Eager to please them, Meyer wasted no time in screwing up. A month after he was hired, he recruited and employed former Iowa strength-and-conditioning coach Chris Doyle, who had been fired after multiple Black players provided accounts of his racial bias and bullying. Doyle was also responsible for a 2011 incident in which more than a dozen Hawkeyes players developed rhabdomyolysis, a potentially fatal condition that’s caused when muscles are severely overworked. Doyle eventually resigned, but Meyer was only beginning.

One month into the season, Meyer chose not to travel home with his team (a huge no-no in American sports) following a loss to the Cincinnati Bengals. Later the same night, footage emerged of Meyer in a bar being, ahem, twerked upon by an unidentified lady.

In Meyer’s defence, he was just sitting on a bar stool, the twerkee, if you will, not the twerker. That said, for a coach who’s credo was built upon his fanatical distaste for losing, it was not a good look. Meyer had Las Vegas Raiders coach Jon Gruden to thank for shifting the focus off of him. Not long after the Meyer video, Gruden resigned amid a slew of leaked emails exposing him as a misogynist and homophobe. In that context, Meyer choosing to mourn a loss by not rejecting a stranger’s butt being ground into him seemed a little inconsequential.

Meyer, though, still had more in the tank. Last week, as speculation over his firing mounted, former Jaguars’ kicker Josh Lambo revealed that Meyer kicked him in the leg while he was stretching before a preseason game. Lambo was preparing for the game when Meyer came over to say, “Hey, dipshit, make your f**king kicks!” before kicking him in the leg. The kicking of the kicker perhaps gave the clearest insight into what made Meyer, the esteemed college coach and leader of young men, tick.

Still it wasn’t enough to get him fired. His team being so abysmally bad was.

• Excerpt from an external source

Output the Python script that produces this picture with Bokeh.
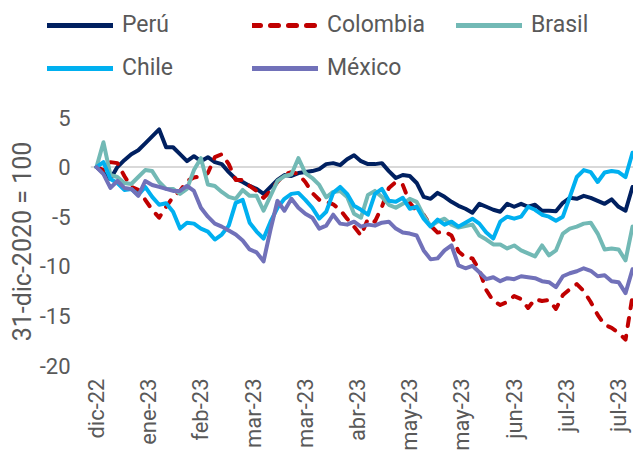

Jacksonville’s on-field record this season (2-11) tells its own story. They have been a bad team for years, but this season under Meyer they have been historically so, and their awfulness has been compounded by their hiring of Meyer and his subsequent profligacy of the talents of rookie quarterback Trevor Lawrence, a generational prospect around whom a franchise like Jacskonville could potentially build a championship team. Lawrence has gone backward this season, and the world and its mother seem to believe that Meyer was a big reason for this.

Which brings us to the cult of the coach, which, though hardly exclusive to American sports, has unrivaled status there. Shankly, Busby, Mick O’Dwyer, Heffo — each of them left huge legacies and an industrial complex of quotable soundbites, but there is something uniquely obsessive with the American relationship with “coach” that has undoubtedly led to the creation of the likes of Urban Meyer. The myth-making owes much to the uber-competitive nature of high school and college sports. Young women and men at vulnerable stages in their emotional development, needing a north star to guide them. Parents, the natural actor for such a role, are often too busy or too absent or too unqualified to fulfill their natural obligation. So, coach steps up, sometimes with the carrot, sometimes the stick, and myths are inevitably made.

Meyer’s firing represents the pulling of the thread that may yet see the sweater unravel.